Particularly interested in the function of religion in maintaining social order.
Believed that shared beliefs and values were the glue that held society together.
Believed that sociologists should only study features of society that are directly observable, and could be tested by applying the scientific tool of statistical analysis.
Examined suicide rates in his 1897 study “Suicide”.
Function
The consequence that an element of society produces for the maintenance of its social system.
Max Weber
Interested in specific groups in society rather than in society as a whole.
Focused more on the effect of society on the individual.
Thought that sociologists should go beyond studying what can be directly observed and attempted to uncover the feelings and thoughts of individuals by using Verstehen.
Employed the concept of ideal type in much of his work.
Verstehen
An attempt to understand the meanings individuals attach to their actions. In essence putting putting oneself in the place of others and tries to see situations through their eyes.
Ideal Type
A description comprised of the essential characteristics of a feature of society.
Theory
An explanation of the relationships among particular phenomena.
Theoretical Perspective
A school of thought or a general set of assumptions about the nature of things.
The Functionalist Perspective
Broadly based on the ideas of Comte, Spencer, and Durkheim. People who employ this view society as a set of interrelated parts that work together to produce a stable social system. They believe society is held together through consensus, meaning most people agree on what is best for society and work together to ensure that the social system runs smoothly.
Dysfunction
The negative consequence an element has for the stability of the social system, such as Crime.
Manifest Function
The intended and recognized consequence of some element of society.
Latent Function
The unintended and unrecognized consequence of an element of society.
The Conflict Perspective
Focuses on the forces in society that promote competition and change. Follows the tradition of Karl Marx in that it is interested in how those who posses more power in society exercise control over those with less power.
The Interactionist Perspective
Focuses on how individuals interact with one another in society, and how they respond to one another in everyday situations.

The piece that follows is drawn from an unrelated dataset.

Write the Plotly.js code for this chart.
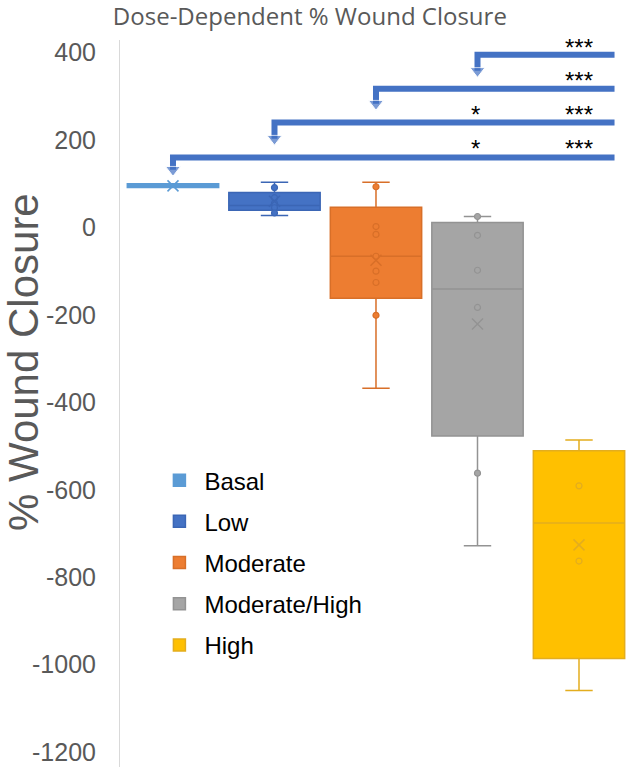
<!DOCTYPE html>
<html><head><meta charset="utf-8">
<script src="https://cdn.plot.ly/plotly-3.0.1.min.js"></script>
<style>html,body{margin:0;padding:0;background:#fff}#chart{width:626px;height:767px}</style>
</head><body><div id="chart"></div>
<script>
// ---- data ----
const groups = ["Basal", "Low", "Moderate", "Moderate/High", "High"];
const lowerFence = [91, 27, -368, -728, -1059];
const q1 = [91, 39, -162, -477, -986];
const median = [95, 50, -66, -141, -676];
const q3 = [100, 80, 46, 11, -511];
const upperFence = [100, 103, 103, 25, -486];
const means = [95, 60, -75, -221, -726];
const pointsBasal = [];
const pointsLow = [91, 68, 55, 45, 33];
const pointsModerate = [93, 2, -16, -66, -100, -126, -201];
const pointsModHigh = [25, -18, -98, -183, -562];
const pointsHigh = [-591, -763];
const yTicks = [400, 200, 0, -200, -400, -600, -800, -1000, -1200];

// significance brackets (from group index -> right edge)
const bracketFrom = [3, 2, 1, 0];
const bracketEnd = 4.35;
const bracketY = [395, 317, 240, 160];
const arrowY = [358, 283, 203, 132];
const starY = [420, 345, 267, 190];
const sigVsHigh = ["***", "***", "***", "***"];
const sigVsModHigh = ["", "", "*", "*"];

// ---- styles ----
const fillColors = ["#5B9BD5", "#4472C4", "#ED7D31", "#A5A5A5", "#FFC000"];
const lineColors = ["#5B9BD5", "#3B66B5", "#D86F28", "#939393", "#E3AD1E"];
const bracketColor = "#4472C4";

const allPoints = [pointsBasal, pointsLow, pointsModerate, pointsModHigh, pointsHigh];
const traces = [];
groups.forEach((g, i) => {
  traces.push({
    type: "box", name: g, x: [i],
    q1: [q1[i]], median: [median[i]], q3: [q3[i]],
    lowerfence: [lowerFence[i]], upperfence: [upperFence[i]],
    width: 0.9, whiskerwidth: 0.3,
    fillcolor: fillColors[i], line: { color: lineColors[i], width: 1.5 },
    boxpoints: false, hoverinfo: "skip", legendgroup: g
  });
});
groups.forEach((g, i) => {
  traces.push({
    type: "scatter", mode: "markers", x: allPoints[i].map(() => i), y: allPoints[i],
    marker: { symbol: "circle", size: 6, color: fillColors[i], line: { color: lineColors[i], width: 1.2 } },
    showlegend: false, hoverinfo: "skip"
  });
  traces.push({
    type: "scatter", mode: "markers", x: [i], y: [means[i]],
    marker: { symbol: "x-thin-open", size: 11, color: lineColors[i], line: { color: lineColors[i], width: 1.5 } },
    showlegend: false, hoverinfo: "skip"
  });
});
bracketFrom.forEach((f, i) => {
  traces.push({
    type: "scatter", mode: "lines+markers",
    x: [bracketEnd, f, f], y: [bracketY[i], bracketY[i], arrowY[i]],
    line: { color: bracketColor, width: 6 },
    marker: { symbol: "triangle-down", size: [0, 0, 13], color: bracketColor },
    showlegend: false, hoverinfo: "skip", cliponaxis: false
  });
});

const starFont = { family: "Liberation Sans, Arial", size: 24, color: "#000" };
const annotations = [];
starY.forEach((y, i) => {
  annotations.push({ x: 4.0, y: y, xref: "x", yref: "y", text: sigVsHigh[i], showarrow: false, yshift: -4, font: starFont });
  if (sigVsModHigh[i]) annotations.push({ x: 2.98, y: y, xref: "x", yref: "y", text: sigVsModHigh[i], showarrow: false, yshift: -4, font: starFont });
});
// y-axis title
annotations.push({ text: "% Wound Closure", textangle: -90, showarrow: false,
  xref: "paper", yref: "paper", x: (23 - 120) / 506, y: (767 - 362) / 727, xanchor: "center", yanchor: "middle",
  font: { family: "Liberation Sans, Arial", size: 42, color: "#595959" } });

const layout = {
  width: 626, height: 767,
  margin: { l: 120, r: 0, t: 40, b: 0, pad: 0 },
  paper_bgcolor: "#fff", plot_bgcolor: "#fff",
  title: { text: "Dose-Dependent % Wound Closure", font: { family: "Open Sans", size: 24, color: "#595959" },
    x: 0.495, xref: "container", xanchor: "center", y: 1 - 17 / 767, yref: "container", yanchor: "middle" },
  xaxis: { range: [-0.522, 4.463], visible: false },
  yaxis: { range: [-1234, 428.6], tickvals: yTicks, ticktext: yTicks.map(String), showgrid: false, zeroline: false,
    showline: true, linecolor: "#D9D9D9", linewidth: 1, ticks: "", ticklabelstandoff: 18, ticklabeloverflow: "allow",
    tickfont: { family: "Liberation Sans, Arial", size: 25, color: "#595959" } },
  showlegend: true,
  legend: { x: 0.068, y: 0.425, xanchor: "left", yanchor: "top", bgcolor: "rgba(0,0,0,0)",
    font: { family: "Liberation Sans, Arial", size: 24, color: "#000" }, traceorder: "grouped", tracegroupgap: 7, itemwidth: 40 },
  annotations: annotations,
  boxmode: "overlay"
};
Plotly.newPlot("chart", traces, layout, { displayModeBar: false, staticPlot: true });
</script></body></html>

Interested in the meanings that individuals attach to their own actions and to the actions of others.
Symbol
Anything that represents something else.
Symbolic Interaction
How people use symbols when interacting.
Harriet Martineau
Published “Theory and Practice of Society in America.” based on observations she made while traveling in the United States, and established the focus of sociological study.
Published a translation of Comte’s book “Positive Philosophy”.
Jane Addams
Published “Hull-House Maps and Papers” which covered subjects such as wage levels, sweat-shops, child labor, the immigrant experience, and living conditions in poverty stricken neighborhoods, providing the first serious discussion of the effects of two major social forces: industrialization and urbanization.